People across the country want to destroy contentious symbols of America’s past – monuments to Confederate soldiers, statues of Christopher Columbus, bronzes of controversial politicians, flags, the names of forts, lynching trees. All are being viewed as physical manifestations of our country’s history of oppression and racism.

I wouldn’t argue that they’re not that. I would ask what wielding a hammer or torch to that history does to right the wrong. 

We don’t destroy the evidence at crime scenes. We don’t burn the house down when we discover termites. When historic emblems lie in ruins or ashes at our feet, what has really been accomplished? We haven’t moved backward to right history. That’s impossible. As Nietzsche said, “It was” is man’s immovable stone. Yet that’s what people are trying to do: crush “It was,” inflamed by wrath or displeasure or revenge at our inability to go backward.

I witnessed this in action when I was a volunteer grant writer helping to preserve what had been the superintendent’s house at the Pipestone Indian Boarding School. It was the only remaining building where 60 had once stood, and where once up to 400 children at a time had been “educated” under what we now recognize as an inhumane and oppressive system.

My first grant paid for the assessment of the structure; the second paid for the final architectural drawings and schematics. When it came time for the actual rehabilitation of the building’s exterior envelope, however, I ran up against passionate and heated arguments about whether such a place deserved to be renovated.

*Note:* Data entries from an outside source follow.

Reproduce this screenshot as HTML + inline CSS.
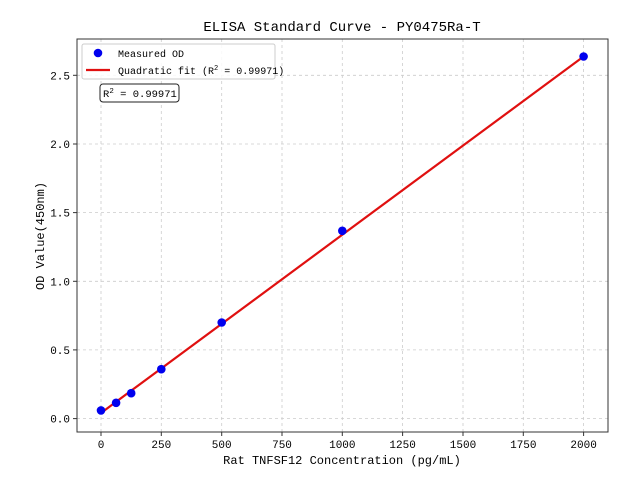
<!DOCTYPE html>
<html><head><meta charset="utf-8"><style>
body{margin:0;background:#fff}
text{font-family:"Liberation Mono","WenQuanYi Zen Hei",monospace;fill:#000}
</style></head><body>
<svg width="640" height="480" xmlns="http://www.w3.org/2000/svg">
<rect width="640" height="480" fill="#fff"/>
<g stroke="#ccc" stroke-dasharray="3,3" stroke-width="0.8">
<line x1="101" y1="39" x2="101" y2="432"/><line x1="161.3" y1="39" x2="161.3" y2="432"/>
<line x1="221.7" y1="39" x2="221.7" y2="432"/><line x1="282" y1="39" x2="282" y2="432"/>
<line x1="342.3" y1="39" x2="342.3" y2="432"/><line x1="402.6" y1="39" x2="402.6" y2="432"/>
<line x1="463" y1="39" x2="463" y2="432"/><line x1="523.3" y1="39" x2="523.3" y2="432"/>
<line x1="583.6" y1="39" x2="583.6" y2="432"/>
<line x1="77" y1="418.6" x2="608" y2="418.6"/><line x1="77" y1="349.9" x2="608" y2="349.9"/>
<line x1="77" y1="281.3" x2="608" y2="281.3"/><line x1="77" y1="212.6" x2="608" y2="212.6"/>
<line x1="77" y1="144" x2="608" y2="144"/><line x1="77" y1="75.3" x2="608" y2="75.3"/>
</g>
<rect x="77" y="39" width="531" height="393" fill="none" stroke="#333" stroke-width="1"/>
<g stroke="#333"><line x1="101" y1="432" x2="101" y2="436"/><line x1="161.3" y1="432" x2="161.3" y2="436"/><line x1="221.7" y1="432" x2="221.7" y2="436"/><line x1="282" y1="432" x2="282" y2="436"/><line x1="342.3" y1="432" x2="342.3" y2="436"/><line x1="402.6" y1="432" x2="402.6" y2="436"/><line x1="463" y1="432" x2="463" y2="436"/><line x1="523.3" y1="432" x2="523.3" y2="436"/><line x1="583.6" y1="432" x2="583.6" y2="436"/>
<line x1="73" y1="418.6" x2="77" y2="418.6"/><line x1="73" y1="349.9" x2="77" y2="349.9"/><line x1="73" y1="281.3" x2="77" y2="281.3"/><line x1="73" y1="212.6" x2="77" y2="212.6"/><line x1="73" y1="144" x2="77" y2="144"/><line x1="73" y1="75.3" x2="77" y2="75.3"/></g>
<g font-size="11" text-anchor="middle">
<text x="101" y="448">0</text><text x="161.3" y="448">250</text><text x="221.7" y="448">500</text><text x="282" y="448">750</text><text x="342.3" y="448">1000</text><text x="402.6" y="448">1250</text><text x="463" y="448">1500</text><text x="523.3" y="448">1750</text><text x="583.6" y="448">2000</text>
</g>
<g font-size="11" text-anchor="end">
<text x="70" y="422.6">0.0</text><text x="70" y="353.9">0.5</text><text x="70" y="285.3">1.0</text><text x="70" y="216.6">1.5</text><text x="70" y="148">2.0</text><text x="70" y="79.3">2.5</text>
</g>
<text x="342" y="464" font-size="12" text-anchor="middle">Rat TNFSF12 Concentration (pg/mL)</text>
<text transform="translate(44,236) rotate(-90)" font-size="12" text-anchor="middle">OD Value(450nm)</text>
<text x="342" y="31" font-size="14" text-anchor="middle">ELISA Standard Curve - PY0475Ra-T</text>
<line x1="101" y1="413" x2="583.6" y2="56.5" stroke="#e01010" stroke-width="2.2"/>
<g fill="#0000ee">
<circle cx="101" cy="410.4" r="4.3"/><circle cx="116.1" cy="402.8" r="4.3"/><circle cx="131.2" cy="393.2" r="4.3"/><circle cx="161.3" cy="369.2" r="4.3"/><circle cx="221.7" cy="322.5" r="4.3"/><circle cx="342.3" cy="230.8" r="4.3"/><circle cx="583.6" cy="56.5" r="4.3"/>
</g>
<rect x="82" y="44" width="193" height="35" rx="2" fill="#fff" fill-opacity="0.85" stroke="#ccc"/>
<circle cx="98" cy="53" r="4.3" fill="#0000ee"/>
<line x1="86" y1="70" x2="110" y2="70" stroke="#e01010" stroke-width="2.2"/>
<text x="118" y="57" font-size="10">Measured OD</text>
<text x="118" y="74" font-size="10">Quadratic fit (R<tspan font-size="7" dy="-4">2</tspan><tspan dy="4"> = 0.99971)</tspan></text>
<rect x="100" y="84" width="79" height="18" rx="3" fill="#fff" stroke="#222"/>
<text x="103" y="97" font-size="10.5">R<tspan font-size="7.5" dy="-4">2</tspan><tspan dy="4"> = 0.99971</tspan></text>
</svg>
</body></html>
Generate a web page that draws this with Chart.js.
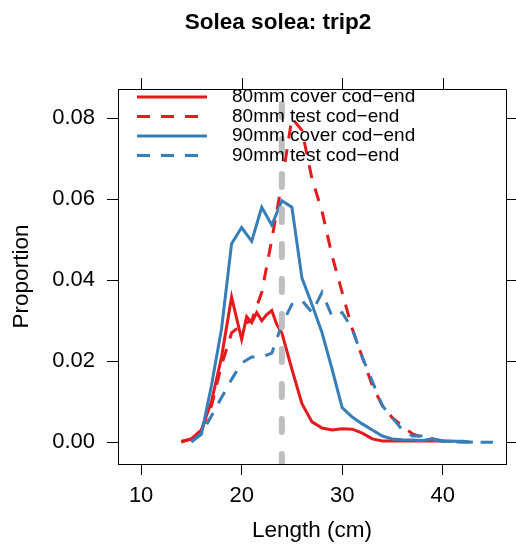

Our point – and the ‘our’ included Native Americans – was to preserve the building so we could use it to interpret the past against current knowledge, values and beliefs. To educate people about what really happened there. To allow a place of healing for the thousands of children and family members who had suffered, and who continue to suffer, from that system. This is not unlike why the Auschwitz-Birkenau Memorial and Museum exists today, including the remains of gas chambers and crematoria. 

The grants board decided my grant could not see past the building’s symbolism, however, and it became emblematic of the blight the Indian boarding school system had cast upon this country’s history generally, and Minnesota’s specifically.

Destroying symbols doesn’t rid this nation of its oppressive and racist past, nor does it cure oppression and racism in the present. I’d be the first to take up a sledgehammer if it did. We can’t change what was, but we can change what is. Passion is helpful to draw awareness to these injustices, but a deep knowledge of where they’ve lodged – and dogged persistence in prying them out – are required to effect long-lasting and meaningful change.